Imports mask true carbon footprint of industrialised world
3 July 2008, source edie newsroom
Importing goods from the developing world disguises the carbon footprint of industrialised countries
The study provides an insight into the impacts of all the goods and services consumed by British households, including those emissions that occur in countries exporting to the UK, which are usually excluded from standard emissions analysis.
Because the figures take into account the impact of a country's citizens beyond its own borders, it paints a truer picture of a nation's real carbon footprint.
Measuring emissions on a consumption basis will produce different numbers for all economies than those reported on under the Kyoto Protocol. For the UK, for example, consumption emissions in 2004 were 37% higher than the UK Greenhouse Gas Inventory which is based on territorial emissions under UN rules.
Carbon dioxide emissions embedded in imports went up from 35% of UK emissions in 1992 to 67% in 2004, while those embedded in exports increased from 31% to 45% of emissions over the same period.
This suggests that while the UK has made progress in reducing its own carbon dioxide emissions, these reductions have been offset by increased emissions in other countries through the consumption of imported goods and services.

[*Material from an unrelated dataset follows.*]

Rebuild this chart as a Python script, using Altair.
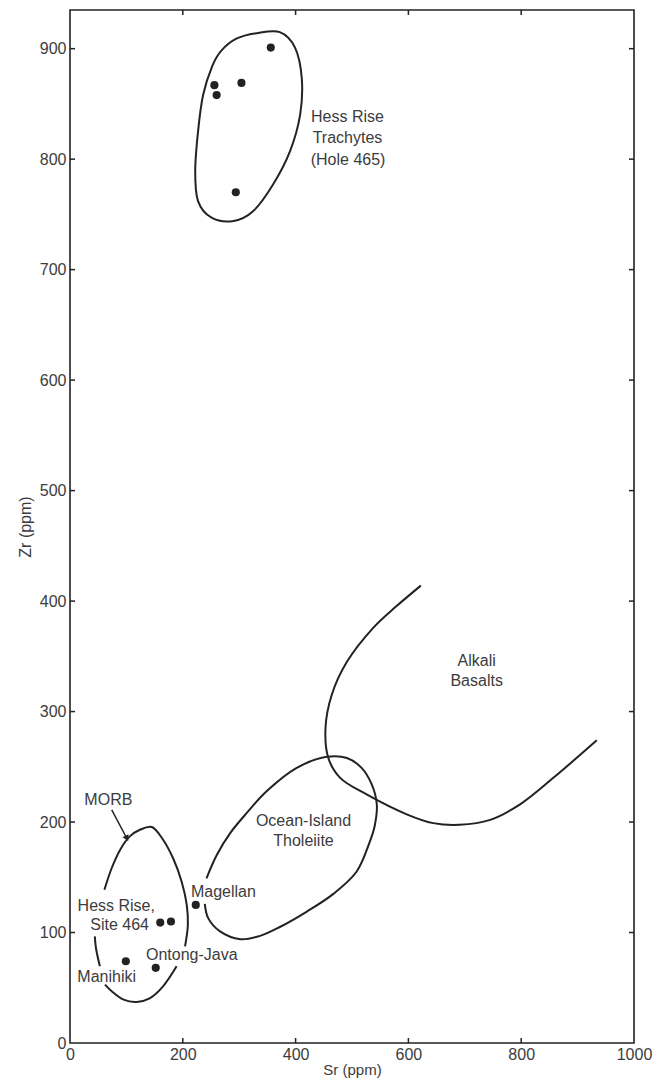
import altair as alt
import pandas as pd

# ---- data ----
# sample points (Sr ppm, Zr ppm)
pt_sr = [356, 256, 260, 304, 294, 223, 160, 179, 99, 152]
pt_zr = [901, 867, 858, 869, 770, 125, 109, 110, 74, 68]

# Hess Rise trachyte field (closed)
tr_sr = [331, 372, 399, 411, 408, 390, 360, 325, 290, 251, 227, 222, 227, 236, 252, 268, 295]
tr_zr = [914, 915, 901, 873, 840, 807, 777, 753, 744, 747, 762, 789, 825, 858, 884, 898, 909]

# MORB field (broken where labels sit)
morb_sr = [61, 74, 89, 106, 124, 145, 165, 183, 198, 207, 209, 204,
           189, 165, 142, 118, 95, 74, 62,
           53, 46, 44]
morb_zr = [138.7, 158.4, 175, 187, 193, 195.5, 184, 167, 146, 125, 107, 87.5,
           69.4, 51.3, 40.7, 37.1, 39.2, 46.8, 52.8,
           69.4, 86, 96.5]
morb_seg = ["a"] * 12 + ["b"] * 7 + ["c"] * 3

# Ocean-island tholeiite field (gap near Magellan label)
oit_sr = [239, 245, 266, 302, 337, 372, 420, 467, 508, 530, 540, 544, 535, 517,
          491, 455, 402, 349, 313, 284, 260, 242]
oit_zr = [126, 113, 101, 94, 97, 105, 119, 135, 155, 180, 196, 216, 234, 249,
          258, 259, 249, 228, 208, 190, 170, 149]

# Alkali basalt boundary (open curve)
alk_sr = [622, 578, 538, 491, 464, 453, 458, 479, 526, 597, 644, 691, 745, 798, 857, 934]
alk_zr = [414, 395, 376, 345, 315, 285, 258, 240, 225, 207, 199, 197.5, 202, 216, 240, 274]

# MORB arrow
arrow_sr = [74, 100]
arrow_zr = [211, 186]

# labels
lab_text = ["MORB", "Hess Rise,", "Site 464", "Manihiki", "Ontong-Java", "Magellan",
            "Ocean-Island", "Tholeiite", "Alkali", "Basalts",
            "Hess Rise", "Trachytes", "(Hole 465)"]
lab_sr = [68, 82, 88, 65, 216, 272, 414, 414, 721, 721, 492, 492, 493]
lab_zr = [220, 124, 107, 60, 80, 137, 201, 182.5, 346, 328, 838, 819, 799]

x_ticks = [0, 200, 400, 600, 800, 1000]
y_ticks = [0, 100, 200, 300, 400, 500, 600, 700, 800, 900]
x_inner = [200, 400, 600, 800]
y_inner = [100, 200, 300, 400, 500, 600, 700, 800, 900]

W, H = 564, 1033
INK = "#222222"
TXT = "#3c3c3c"
FONT = "Liberation Sans"

xs = alt.Scale(domain=[0, 1000], nice=False, zero=False)
ys = alt.Scale(domain=[0, 935], nice=False, zero=False)

df_pts = pd.DataFrame({"sr": pt_sr, "zr": pt_zr})
df_tr = pd.DataFrame({"sr": tr_sr, "zr": tr_zr, "i": range(len(tr_sr))})
df_morb = pd.DataFrame({"sr": morb_sr, "zr": morb_zr, "seg": morb_seg, "i": range(len(morb_sr))})
df_oit = pd.DataFrame({"sr": oit_sr, "zr": oit_zr, "seg": "oit", "i": range(len(oit_sr))})
df_alk = pd.DataFrame({"sr": alk_sr, "zr": alk_zr, "seg": "alk", "i": range(len(alk_sr))})
df_open = pd.concat([df_morb, df_oit.assign(i=df_oit.i + 100), df_alk.assign(i=df_alk.i + 200)])
df_arrow = pd.DataFrame({"sr": arrow_sr, "zr": arrow_zr, "i": [0, 1]})
df_head = pd.DataFrame({"sr": [arrow_sr[-1]], "zr": [arrow_zr[-1]]})
df_lab = pd.DataFrame({"t": lab_text, "sr": lab_sr, "zr": lab_zr})
df_xt = pd.DataFrame({"v": x_inner})
df_yt = pd.DataFrame({"v": y_inner})

X = alt.X("sr:Q", scale=xs, title="Sr (ppm)",
          axis=alt.Axis(values=x_ticks, format="d", labelFlush=False))
Y = alt.Y("zr:Q", scale=ys, title="Zr (ppm)",
          axis=alt.Axis(values=y_ticks, format="d", labelFlush=False))

base_x = alt.X("sr:Q", scale=xs)
base_y = alt.Y("zr:Q", scale=ys)

# inward ticks on all four sides
tick_left = alt.Chart(df_yt).mark_rule(color=INK, strokeWidth=1.5).encode(
    y=alt.Y("v:Q", scale=ys), x=alt.value(0), x2=alt.value(5))
tick_right = alt.Chart(df_yt).mark_rule(color=INK, strokeWidth=1.5).encode(
    y=alt.Y("v:Q", scale=ys), x=alt.value(W - 5), x2=alt.value(W))
tick_bot = alt.Chart(df_xt).mark_rule(color=INK, strokeWidth=1.5).encode(
    x=alt.X("v:Q", scale=xs), y=alt.value(H - 5), y2=alt.value(H))
tick_top = alt.Chart(df_xt).mark_rule(color=INK, strokeWidth=1.5).encode(
    x=alt.X("v:Q", scale=xs), y=alt.value(0), y2=alt.value(5))

trach = alt.Chart(df_tr).mark_line(interpolate="cardinal-closed", color=INK, strokeWidth=2).encode(
    x=X, y=Y, order="i:Q")

curves = alt.Chart(df_open).mark_line(interpolate="catmull-rom", color=INK, strokeWidth=2).encode(
    x=base_x, y=base_y, detail="seg:N", order="i:Q")

arrow = alt.Chart(df_arrow).mark_line(color=INK, strokeWidth=1.5).encode(
    x=base_x, y=base_y, order="i:Q")
head = alt.Chart(df_head).mark_point(shape="triangle", angle=152, size=45, filled=True,
                                      color=INK, opacity=1).encode(x=base_x, y=base_y)

pts = alt.Chart(df_pts).mark_circle(size=66, color=INK, opacity=1).encode(x=base_x, y=base_y)

labels = alt.Chart(df_lab).mark_text(font=FONT, fontSize=16, color=TXT, align="center",
                                     baseline="middle").encode(x=base_x, y=base_y, text="t:N")

chart = alt.layer(
    trach, curves, arrow, head, pts, labels, tick_left, tick_right, tick_bot, tick_top
).properties(
    width=W, height=H,
    autosize=alt.AutoSizeParams(type="none"),
    padding={"left": 62, "top": 2, "right": 22, "bottom": 38},
).configure_view(
    stroke=INK, strokeWidth=1.6
).configure_axis(
    grid=False, domain=False, ticks=False,
    labelFont=FONT, labelFontSize=16, labelColor=TXT,
    titleFont=FONT, titleColor=TXT, titleFontWeight="normal",
).configure_axisX(
    labelPadding=3, titlePadding=0, titleFontSize=15
).configure_axisY(
    labelPadding=4, titlePadding=6, titleFontSize=16
)

chart.save("out.html", embed_options={"renderer": "svg", "actions": False})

Trade data also indicates an increasing dominance of emissions embedded in UK imports from newly emerging economies such as China, India and Russia.
Dr Tommy Wiedmann from Stockholm Environment Institute, who led the study, said: "Accounting for emissions from a consumption perspective provides insight into the global impacts of local consumption. It gives support for the view that in an increasingly globalised market all economies need to play their part in reducing greenhouse gas emissions."